The last part of Phase One is to generate an overall profile of the investor’s needs. This is a combination of the risks, returns, costs and constraints which the investor faces. It is analogous to juggling three balls, the investor having to manage all three at the same time. Mistakes tend to be made when too much attention is focused on only one ball.

 
 

The most difficult of the three items to deal with is risk. For most organizations, the most crucial element of risk is managing cash flow volatility. From the investment perspective, cash flow volatility can be the result of a number of different risks. Some of them are:

  • Market risk
  • Reinvestment risk
  • Inflation risk
  • Gap risk
  • Credit risk
  • Liquidity risk
  • Interest rate risk

These risks must be managed within the bounds of the costs and constraints facing an organization. There are a number of costs which organizations face, all of them are not necessarily obvious. The main ones are:

  • Taxes
  • Inflation
  • Trading Costs
  • Market Impact
  • Bid / Ask Spreads
  • Opportunity Costs
  • Commissions
  • Regulatory
  • Limited Selection of Asset Classes
  • Limited Selection of Securities
  • Liquidity Requirements
  • Credit Requirements
  • Volatility Requirements
  • Liquidity
  • Management Costs

Finally, the return forecasts which were generated in the economic analysis are included into the overall profile.
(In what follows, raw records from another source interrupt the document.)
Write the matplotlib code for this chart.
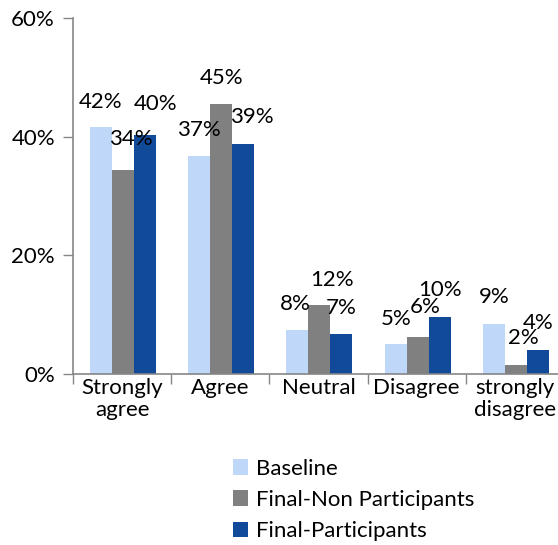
import matplotlib
matplotlib.use("Agg")
import matplotlib.pyplot as plt
import numpy as np

categories = ["Strongly\nagree", "Agree", "Neutral", "Disagree", "strongly\ndisagree"]
series_names = ["Baseline", "Final-Non Participants", "Final-Participants"]
baseline = [41.6, 36.7, 7.5, 5.0, 8.4]
non_participants = [34.3, 45.5, 11.6, 6.2, 1.6]
participants = [40.2, 38.8, 6.8, 9.6, 4.0]
labels_baseline = ["42%", "37%", "8%", "5%", "9%"]
labels_non = ["34%", "45%", "12%", "6%", "2%"]
labels_part = ["40%", "39%", "7%", "10%", "4%"]
yticks = [0, 20, 40, 60]
ytick_labels = ["0%", "20%", "40%", "60%"]

colors = ["#BFD7F8", "#808080", "#114A99"]
# label placement nudges (pixels), as in the reference's data-label layout
dx_px = [[-1, 0, -2, 0, 0], [8, 0, 13, 8, 7], [10, 9, 0, 0, 0]]
dy_px = [[19, 20, 20, 19, 21], [25, 20, 19, 24, 21], [25, 21, 20, 21, 21]]

plt.rcParams['font.family'] = ['Lato', 'DejaVu Sans']
FS = 16
PX = 0.72  # points per pixel at dpi 100

fig = plt.figure(figsize=(5.58, 5.45), dpi=100)
ax = fig.add_axes([73/558, (545-374)/545, 491/558, 356/545])

x = np.arange(len(categories))
w = 0.224
series = [baseline, non_participants, participants]
labels = [labels_baseline, labels_non, labels_part]
for i, (vals, labs, c, name) in enumerate(zip(series, labels, colors, series_names)):
    pos = x + (i - 1) * w + 0.01
    ax.bar(pos, vals, width=w, color=c, label=name)
    for j, (xp, v, lab) in enumerate(zip(pos, vals, labs)):
        ax.annotate(lab, (xp, v), xytext=(dx_px[i][j] * PX, dy_px[i][j] * PX),
                    textcoords="offset points",
                    ha="center", va="baseline", fontsize=FS, color="black")

ax.set_xlim(-0.5, len(categories) - 0.5)
ax.set_ylim(0, 60)
ax.set_yticks(yticks)
ax.set_yticklabels(ytick_labels, fontsize=FS)
ax.set_xticks(x)
ax.set_xticklabels(categories, fontsize=FS, linespacing=1.1)
ax.set_xticks(np.arange(-0.5, len(categories) + 0.5, 1), minor=True)
ax.tick_params(axis="x", which="major", length=0, pad=3)
ax.tick_params(axis="x", which="minor", length=7, color="#868686", width=1)
ax.tick_params(axis="y", length=7, color="#868686", width=1, pad=6)
for s in ["top", "right"]:
    ax.spines[s].set_visible(False)
for s in ["left", "bottom"]:
    ax.spines[s].set_color("#868686")
    ax.spines[s].set_linewidth(1.2)

handles, labs = ax.get_legend_handles_labels()
fig.legend(handles, labs, loc="upper left", bbox_to_anchor=(224/558, 1 - 450/545),
           frameon=False, fontsize=FS, handlelength=0.7, handleheight=0.7,
           handletextpad=0.35, labelspacing=0.5, borderaxespad=0)

fig.savefig("out.png", dpi=100)
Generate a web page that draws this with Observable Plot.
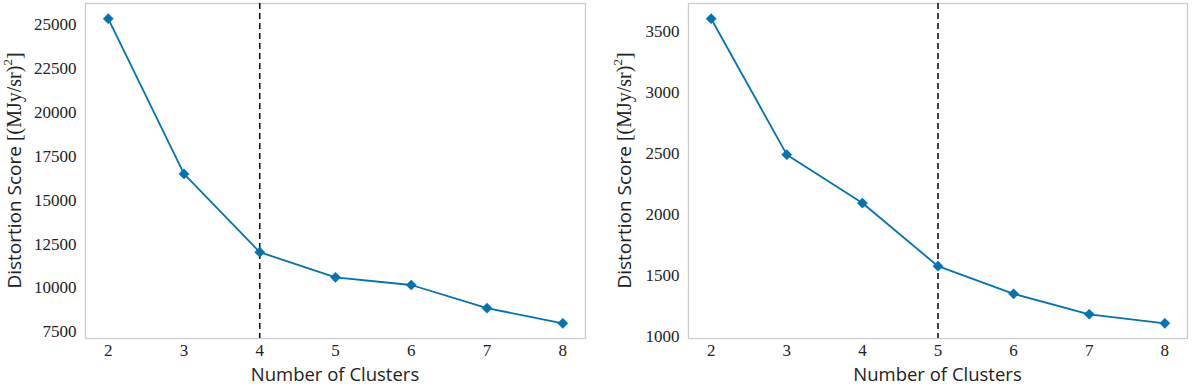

Value is added by determining the optimal Risk, Return, Cost & Constraint balance for a given set of circumstances. In striking this balance, the investor attempts to predict and control each of these variables. Each must be treated in a different way, however. The investor has the most control and best predictive ability over cost and constraints, and the least control and predictive ability over returns, with risk falling between the two.

 
 

There is a tendency amongst investors to believe their control and predictive powers over return are greater than what actually exists. They tend to consider successes a result of skill and failures a result of bad luck. This excessive confidence results in too much attention focused on attempting to predict returns and not enough on the more mundane tasks of predicting and controlling risks, costs and constraints. By establishing more efficient controls over costs, constraints and risk, the investor has a higher likelihood of achieving consistent and higher long term returns.